■ Exercise task:
Leave out the pictures and restate the rest of the data exactly.

-- begin Material for the task --

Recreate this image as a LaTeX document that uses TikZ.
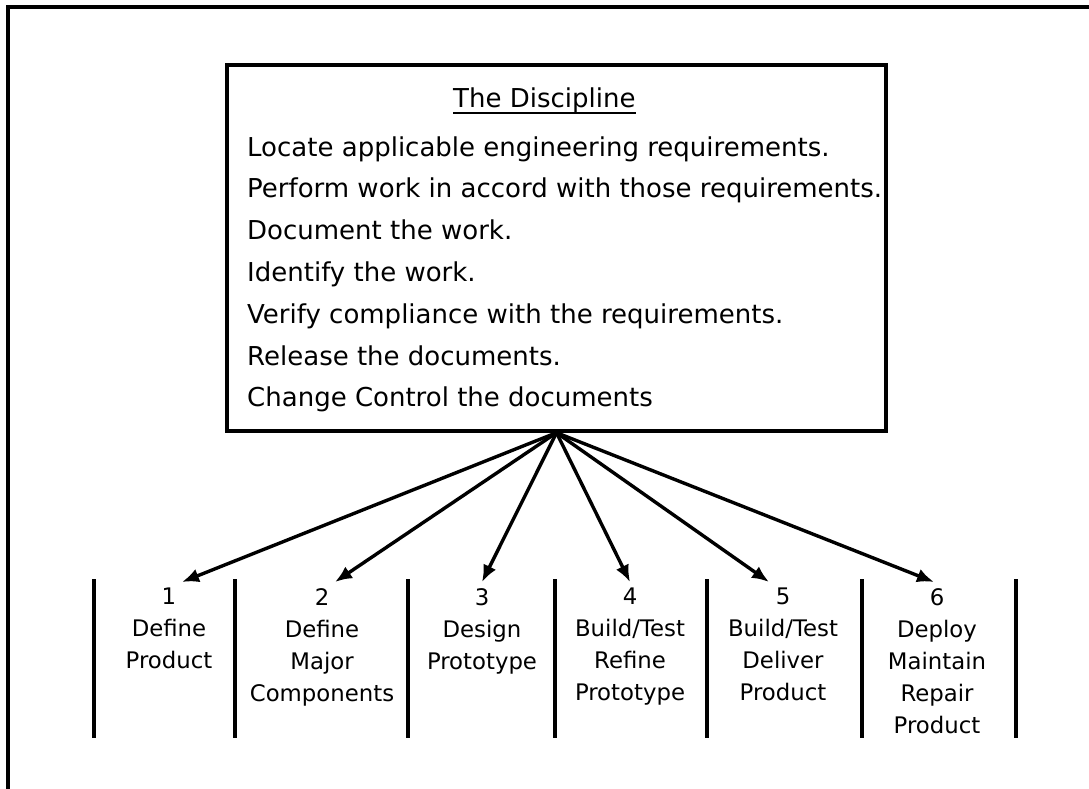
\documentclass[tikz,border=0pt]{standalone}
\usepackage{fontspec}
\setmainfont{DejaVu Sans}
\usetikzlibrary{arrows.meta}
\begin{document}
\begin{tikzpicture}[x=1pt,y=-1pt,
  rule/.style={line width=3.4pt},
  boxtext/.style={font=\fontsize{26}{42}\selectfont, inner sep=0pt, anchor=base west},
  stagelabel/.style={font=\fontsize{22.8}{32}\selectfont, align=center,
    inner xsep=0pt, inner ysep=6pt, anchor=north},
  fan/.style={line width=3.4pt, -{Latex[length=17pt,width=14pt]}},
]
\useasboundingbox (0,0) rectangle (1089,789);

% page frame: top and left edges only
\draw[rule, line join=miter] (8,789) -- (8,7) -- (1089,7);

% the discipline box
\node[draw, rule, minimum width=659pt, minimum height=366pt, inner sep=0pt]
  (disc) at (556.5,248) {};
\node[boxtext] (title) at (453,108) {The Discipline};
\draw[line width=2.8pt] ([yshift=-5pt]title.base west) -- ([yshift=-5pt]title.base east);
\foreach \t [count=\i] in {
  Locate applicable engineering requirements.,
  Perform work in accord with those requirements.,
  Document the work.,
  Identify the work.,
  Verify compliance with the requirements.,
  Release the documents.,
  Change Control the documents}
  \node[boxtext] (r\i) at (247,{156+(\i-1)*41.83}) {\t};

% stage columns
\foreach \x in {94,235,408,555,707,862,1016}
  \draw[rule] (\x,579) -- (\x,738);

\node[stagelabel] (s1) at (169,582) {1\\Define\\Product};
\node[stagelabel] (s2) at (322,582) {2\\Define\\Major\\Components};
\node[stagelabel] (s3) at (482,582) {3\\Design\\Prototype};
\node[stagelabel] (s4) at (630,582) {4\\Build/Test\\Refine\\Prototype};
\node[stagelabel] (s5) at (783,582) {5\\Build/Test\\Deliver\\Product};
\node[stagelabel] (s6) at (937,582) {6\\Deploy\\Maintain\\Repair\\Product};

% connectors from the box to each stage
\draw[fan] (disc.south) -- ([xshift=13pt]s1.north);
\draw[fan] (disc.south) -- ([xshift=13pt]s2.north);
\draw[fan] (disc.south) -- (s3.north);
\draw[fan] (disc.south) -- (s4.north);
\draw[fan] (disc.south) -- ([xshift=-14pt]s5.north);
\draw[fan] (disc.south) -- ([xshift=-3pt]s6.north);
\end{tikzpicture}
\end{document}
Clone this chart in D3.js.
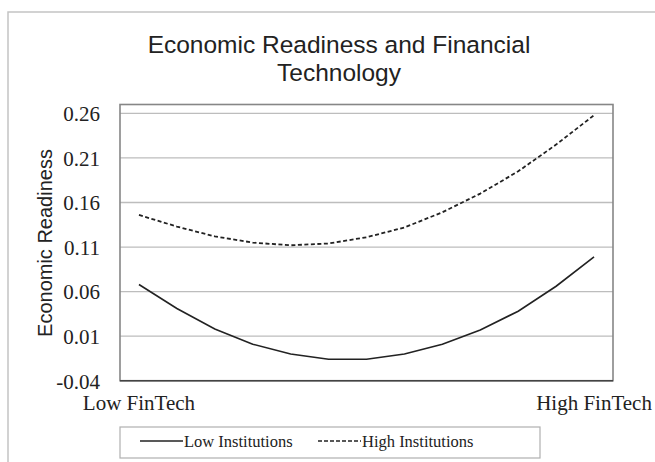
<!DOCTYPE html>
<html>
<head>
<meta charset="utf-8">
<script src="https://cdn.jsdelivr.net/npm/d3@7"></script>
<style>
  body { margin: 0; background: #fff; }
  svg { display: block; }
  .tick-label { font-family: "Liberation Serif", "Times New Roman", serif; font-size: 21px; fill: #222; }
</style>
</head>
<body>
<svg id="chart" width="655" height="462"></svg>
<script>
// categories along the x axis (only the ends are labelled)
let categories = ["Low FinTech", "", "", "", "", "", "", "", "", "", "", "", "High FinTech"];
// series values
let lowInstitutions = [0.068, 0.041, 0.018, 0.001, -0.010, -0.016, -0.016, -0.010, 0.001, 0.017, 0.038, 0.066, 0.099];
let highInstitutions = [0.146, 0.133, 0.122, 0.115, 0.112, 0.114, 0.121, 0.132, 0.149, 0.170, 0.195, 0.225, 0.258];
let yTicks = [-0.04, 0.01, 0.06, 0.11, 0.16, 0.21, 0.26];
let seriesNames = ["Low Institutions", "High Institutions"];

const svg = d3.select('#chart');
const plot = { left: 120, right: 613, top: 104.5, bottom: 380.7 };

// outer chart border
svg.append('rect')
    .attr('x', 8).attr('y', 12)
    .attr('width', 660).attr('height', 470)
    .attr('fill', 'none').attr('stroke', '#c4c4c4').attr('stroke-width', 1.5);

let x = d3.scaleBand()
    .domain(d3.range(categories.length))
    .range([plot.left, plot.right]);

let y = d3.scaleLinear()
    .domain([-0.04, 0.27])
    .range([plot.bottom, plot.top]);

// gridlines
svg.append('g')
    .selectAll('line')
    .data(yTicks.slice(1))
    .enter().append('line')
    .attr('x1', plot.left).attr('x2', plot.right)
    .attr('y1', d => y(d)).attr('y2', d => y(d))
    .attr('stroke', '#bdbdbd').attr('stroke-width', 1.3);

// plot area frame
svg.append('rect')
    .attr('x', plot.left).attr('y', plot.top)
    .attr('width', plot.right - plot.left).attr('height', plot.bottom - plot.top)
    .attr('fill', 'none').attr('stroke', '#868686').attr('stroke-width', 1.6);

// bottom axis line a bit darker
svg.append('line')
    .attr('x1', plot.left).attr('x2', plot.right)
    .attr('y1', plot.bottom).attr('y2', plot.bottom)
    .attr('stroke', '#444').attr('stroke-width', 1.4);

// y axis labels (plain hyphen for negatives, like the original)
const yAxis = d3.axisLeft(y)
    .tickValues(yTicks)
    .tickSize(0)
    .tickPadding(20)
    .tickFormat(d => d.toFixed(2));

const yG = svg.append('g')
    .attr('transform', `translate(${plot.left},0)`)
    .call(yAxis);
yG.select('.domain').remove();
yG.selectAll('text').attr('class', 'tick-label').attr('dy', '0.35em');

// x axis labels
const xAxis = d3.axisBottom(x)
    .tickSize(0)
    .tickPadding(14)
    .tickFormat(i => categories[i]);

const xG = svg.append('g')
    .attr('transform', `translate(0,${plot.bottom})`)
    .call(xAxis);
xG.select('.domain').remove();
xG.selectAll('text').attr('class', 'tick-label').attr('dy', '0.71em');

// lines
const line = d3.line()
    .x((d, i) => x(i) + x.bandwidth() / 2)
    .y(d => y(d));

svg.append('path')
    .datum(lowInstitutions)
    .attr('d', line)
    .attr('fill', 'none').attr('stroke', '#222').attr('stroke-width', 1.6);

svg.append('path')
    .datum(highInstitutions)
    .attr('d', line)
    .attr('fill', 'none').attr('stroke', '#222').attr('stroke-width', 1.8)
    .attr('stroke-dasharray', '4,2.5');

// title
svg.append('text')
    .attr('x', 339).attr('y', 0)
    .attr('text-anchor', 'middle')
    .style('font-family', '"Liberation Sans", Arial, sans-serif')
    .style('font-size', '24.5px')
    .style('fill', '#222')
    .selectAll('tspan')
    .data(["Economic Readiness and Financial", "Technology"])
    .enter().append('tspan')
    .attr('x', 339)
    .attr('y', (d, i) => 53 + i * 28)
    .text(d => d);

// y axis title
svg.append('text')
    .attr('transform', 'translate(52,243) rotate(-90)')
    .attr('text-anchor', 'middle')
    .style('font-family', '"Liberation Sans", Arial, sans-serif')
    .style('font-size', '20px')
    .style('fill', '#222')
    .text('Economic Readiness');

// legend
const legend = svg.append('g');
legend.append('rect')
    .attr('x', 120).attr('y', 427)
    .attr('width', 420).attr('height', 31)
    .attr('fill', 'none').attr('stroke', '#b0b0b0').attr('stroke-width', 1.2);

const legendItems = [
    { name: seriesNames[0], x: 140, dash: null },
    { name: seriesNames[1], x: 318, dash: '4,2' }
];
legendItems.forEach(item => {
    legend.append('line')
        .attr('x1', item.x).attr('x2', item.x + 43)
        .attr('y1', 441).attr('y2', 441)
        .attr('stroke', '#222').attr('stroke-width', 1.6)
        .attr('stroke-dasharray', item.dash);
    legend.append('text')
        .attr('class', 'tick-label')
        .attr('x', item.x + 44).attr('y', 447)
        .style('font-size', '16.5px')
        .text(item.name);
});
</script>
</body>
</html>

-- end Material for the task --

■ Task answer:
Recreate this image as a LaTeX document that uses TikZ.
\documentclass[tikz,border=0pt]{standalone}
\usepackage{fontspec}
\setmainfont{DejaVu Sans}
\usetikzlibrary{arrows.meta}
\begin{document}
\begin{tikzpicture}[x=1pt,y=-1pt,
  rule/.style={line width=3.4pt},
  boxtext/.style={font=\fontsize{26}{42}\selectfont, inner sep=0pt, anchor=base west},
  stagelabel/.style={font=\fontsize{22.8}{32}\selectfont, align=center,
    inner xsep=0pt, inner ysep=6pt, anchor=north},
  fan/.style={line width=3.4pt, -{Latex[length=17pt,width=14pt]}},
]
\useasboundingbox (0,0) rectangle (1089,789);

% page frame: top and left edges only
\draw[rule, line join=miter] (8,789) -- (8,7) -- (1089,7);

% the discipline box
\node[draw, rule, minimum width=659pt, minimum height=366pt, inner sep=0pt]
  (disc) at (556.5,248) {};
\node[boxtext] (title) at (453,108) {The Discipline};
\draw[line width=2.8pt] ([yshift=-5pt]title.base west) -- ([yshift=-5pt]title.base east);
\foreach \t [count=\i] in {
  Locate applicable engineering requirements.,
  Perform work in accord with those requirements.,
  Document the work.,
  Identify the work.,
  Verify compliance with the requirements.,
  Release the documents.,
  Change Control the documents}
  \node[boxtext] (r\i) at (247,{156+(\i-1)*41.83}) {\t};

% stage columns
\foreach \x in {94,235,408,555,707,862,1016}
  \draw[rule] (\x,579) -- (\x,738);

\node[stagelabel] (s1) at (169,582) {1\\Define\\Product};
\node[stagelabel] (s2) at (322,582) {2\\Define\\Major\\Components};
\node[stagelabel] (s3) at (482,582) {3\\Design\\Prototype};
\node[stagelabel] (s4) at (630,582) {4\\Build/Test\\Refine\\Prototype};
\node[stagelabel] (s5) at (783,582) {5\\Build/Test\\Deliver\\Product};
\node[stagelabel] (s6) at (937,582) {6\\Deploy\\Maintain\\Repair\\Product};

% connectors from the box to each stage
\draw[fan] (disc.south) -- ([xshift=13pt]s1.north);
\draw[fan] (disc.south) -- ([xshift=13pt]s2.north);
\draw[fan] (disc.south) -- (s3.north);
\draw[fan] (disc.south) -- (s4.north);
\draw[fan] (disc.south) -- ([xshift=-14pt]s5.north);
\draw[fan] (disc.south) -- ([xshift=-3pt]s6.north);
\end{tikzpicture}
\end{document}
Clone this chart in D3.js.
<!DOCTYPE html>
<html>
<head>
<meta charset="utf-8">
<script src="https://cdn.jsdelivr.net/npm/d3@7"></script>
<style>
  body { margin: 0; background: #fff; }
  svg { display: block; }
  .tick-label { font-family: "Liberation Serif", "Times New Roman", serif; font-size: 21px; fill: #222; }
</style>
</head>
<body>
<svg id="chart" width="655" height="462"></svg>
<script>
// categories along the x axis (only the ends are labelled)
let categories = ["Low FinTech", "", "", "", "", "", "", "", "", "", "", "", "High FinTech"];
// series values
let lowInstitutions = [0.068, 0.041, 0.018, 0.001, -0.010, -0.016, -0.016, -0.010, 0.001, 0.017, 0.038, 0.066, 0.099];
let highInstitutions = [0.146, 0.133, 0.122, 0.115, 0.112, 0.114, 0.121, 0.132, 0.149, 0.170, 0.195, 0.225, 0.258];
let yTicks = [-0.04, 0.01, 0.06, 0.11, 0.16, 0.21, 0.26];
let seriesNames = ["Low Institutions", "High Institutions"];

const svg = d3.select('#chart');
const plot = { left: 120, right: 613, top: 104.5, bottom: 380.7 };

// outer chart border
svg.append('rect')
    .attr('x', 8).attr('y', 12)
    .attr('width', 660).attr('height', 470)
    .attr('fill', 'none').attr('stroke', '#c4c4c4').attr('stroke-width', 1.5);

let x = d3.scaleBand()
    .domain(d3.range(categories.length))
    .range([plot.left, plot.right]);

let y = d3.scaleLinear()
    .domain([-0.04, 0.27])
    .range([plot.bottom, plot.top]);

// gridlines
svg.append('g')
    .selectAll('line')
    .data(yTicks.slice(1))
    .enter().append('line')
    .attr('x1', plot.left).attr('x2', plot.right)
    .attr('y1', d => y(d)).attr('y2', d => y(d))
    .attr('stroke', '#bdbdbd').attr('stroke-width', 1.3);

// plot area frame
svg.append('rect')
    .attr('x', plot.left).attr('y', plot.top)
    .attr('width', plot.right - plot.left).attr('height', plot.bottom - plot.top)
    .attr('fill', 'none').attr('stroke', '#868686').attr('stroke-width', 1.6);

// bottom axis line a bit darker
svg.append('line')
    .attr('x1', plot.left).attr('x2', plot.right)
    .attr('y1', plot.bottom).attr('y2', plot.bottom)
    .attr('stroke', '#444').attr('stroke-width', 1.4);

// y axis labels (plain hyphen for negatives, like the original)
const yAxis = d3.axisLeft(y)
    .tickValues(yTicks)
    .tickSize(0)
    .tickPadding(20)
    .tickFormat(d => d.toFixed(2));

const yG = svg.append('g')
    .attr('transform', `translate(${plot.left},0)`)
    .call(yAxis);
yG.select('.domain').remove();
yG.selectAll('text').attr('class', 'tick-label').attr('dy', '0.35em');

// x axis labels
const xAxis = d3.axisBottom(x)
    .tickSize(0)
    .tickPadding(14)
    .tickFormat(i => categories[i]);

const xG = svg.append('g')
    .attr('transform', `translate(0,${plot.bottom})`)
    .call(xAxis);
xG.select('.domain').remove();
xG.selectAll('text').attr('class', 'tick-label').attr('dy', '0.71em');

// lines
const line = d3.line()
    .x((d, i) => x(i) + x.bandwidth() / 2)
    .y(d => y(d));

svg.append('path')
    .datum(lowInstitutions)
    .attr('d', line)
    .attr('fill', 'none').attr('stroke', '#222').attr('stroke-width', 1.6);

svg.append('path')
    .datum(highInstitutions)
    .attr('d', line)
    .attr('fill', 'none').attr('stroke', '#222').attr('stroke-width', 1.8)
    .attr('stroke-dasharray', '4,2.5');

// title
svg.append('text')
    .attr('x', 339).attr('y', 0)
    .attr('text-anchor', 'middle')
    .style('font-family', '"Liberation Sans", Arial, sans-serif')
    .style('font-size', '24.5px')
    .style('fill', '#222')
    .selectAll('tspan')
    .data(["Economic Readiness and Financial", "Technology"])
    .enter().append('tspan')
    .attr('x', 339)
    .attr('y', (d, i) => 53 + i * 28)
    .text(d => d);

// y axis title
svg.append('text')
    .attr('transform', 'translate(52,243) rotate(-90)')
    .attr('text-anchor', 'middle')
    .style('font-family', '"Liberation Sans", Arial, sans-serif')
    .style('font-size', '20px')
    .style('fill', '#222')
    .text('Economic Readiness');

// legend
const legend = svg.append('g');
legend.append('rect')
    .attr('x', 120).attr('y', 427)
    .attr('width', 420).attr('height', 31)
    .attr('fill', 'none').attr('stroke', '#b0b0b0').attr('stroke-width', 1.2);

const legendItems = [
    { name: seriesNames[0], x: 140, dash: null },
    { name: seriesNames[1], x: 318, dash: '4,2' }
];
legendItems.forEach(item => {
    legend.append('line')
        .attr('x1', item.x).attr('x2', item.x + 43)
        .attr('y1', 441).attr('y2', 441)
        .attr('stroke', '#222').attr('stroke-width', 1.6)
        .attr('stroke-dasharray', item.dash);
    legend.append('text')
        .attr('class', 'tick-label')
        .attr('x', item.x + 44).attr('y', 447)
        .style('font-size', '16.5px')
        .text(item.name);
});
</script>
</body>
</html>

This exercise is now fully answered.